Genes play an important role in the recent global upsurge in obesity.
Now an international research partnership with more than 200 researchers has identified seven new sites on the human genome where tiny differences in the genomic structure affect the risk of obesity.
The study is based on population studies of more than 260,000 people.
”Using a new method for statistical analysis we have identified seven new loci on the human genome that appear to affect the risk of overweight and obesity. We can now add these seven loci to the just over fifty loci we already knew about,” says Professor Thorkild I. A. Sørensen, the director of the Institute of Preventive Medicine at Frederiksberg Hospital, Denmark, who represents the Danish contribution to the study.
In their study the researchers mapped the genome of 263,407 people. They then looked for genetic differences between the overweight participants and those whose weight is normal or below normal.
Finding these genetic variants, however, is in no way an easy task:
”It’s the equivalent of scanning for selected words in 260,000 book collections with three billion letters each, and then trying to find out in which book collections one single letter has been replaced by another one,” says Sørensen.
The seven newly-identified loci that are associated with obesity are: HNF4G, RPTOR, GNAT2, MRPS33P4, ADCY9, HS6ST3 and ZZZ3.

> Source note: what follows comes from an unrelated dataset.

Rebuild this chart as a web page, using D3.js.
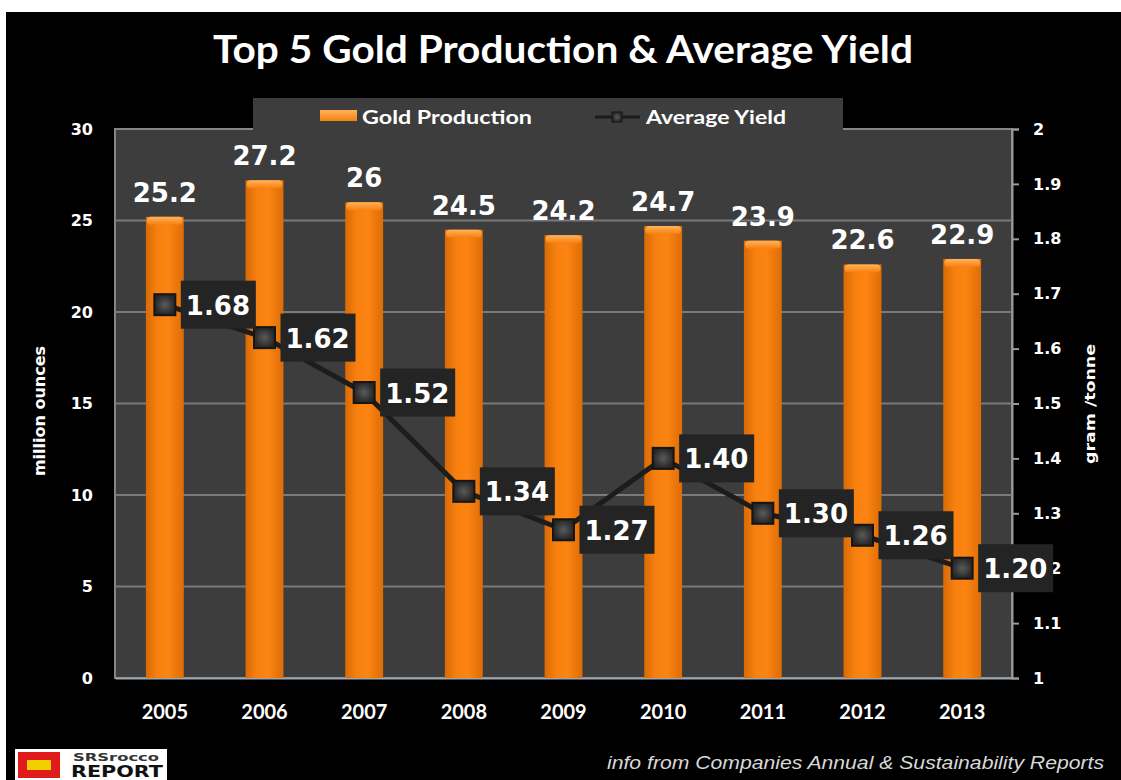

“That’s what this study has accomplished. Our next task is to try and understand the meaning of having this one letter replaced by another. That’s not an easy task.”
Even though more than 1.5 billion people all over the world are overweight, and half a billion are obese, the world’s scientists can only theorise about how our genes have caused the recent explosion in obesity.
“We are still far from an understanding of obesity works genetically,” says the researcher.
As early as in 2007 researchers identified the first ‘obesity gene’, known as the FTO gene (Fat mass and obesity-associated protein), but after having studied the FTO genes for six years, they are still not sure how this gene variant affects obesity. They do, however, know that people with FTO have an increased risk of obesity.
“That’s why it is important to carry out further studies like this one, where we work across borders and across disciplines,” he says.
“The seven newly-found gene variants do not provide the answer to the obesity mystery by themselves, but we researchers are like detectives who try to solve one of nature’s riddles, and here all clues are of importance. Ultimately, we hope it will all result in a greater understanding of how obesity works on the genetic level.”
This year marks Sørensen’s 40th anniversary as an obesity researcher.
A genetic variant is a site on the human genome where one of the building blocks of the DNA (guanine, adenine, cytosine and thymine) has been replaced by another.
This can cause the gene on which the variant is located to behave differently, e.g. by predisposing the person who has the gene to obesity.
He has now come to terms with the thought that the epidemic of obesity is unlikely to be fully understood in his professional lifetime.
He does, however, believe it is realistic to hope for a solution within the next ten years:
”At some point the answer will pop up all of a sudden and researchers will be saying: ’Wow! There it is’,” he says.
“But the answer does not lie in the seven genes we have just identified, nor in the more than 100 genes that we expect to identify in the coming years. We need to figure out what major event in human history since World War Two is responsible for the change in the conditions for obesity development that has resulted in so many more people being fat today than before. Here, all new discoveries make up single pieces in the larger puzzle that we’re all trying to solve.”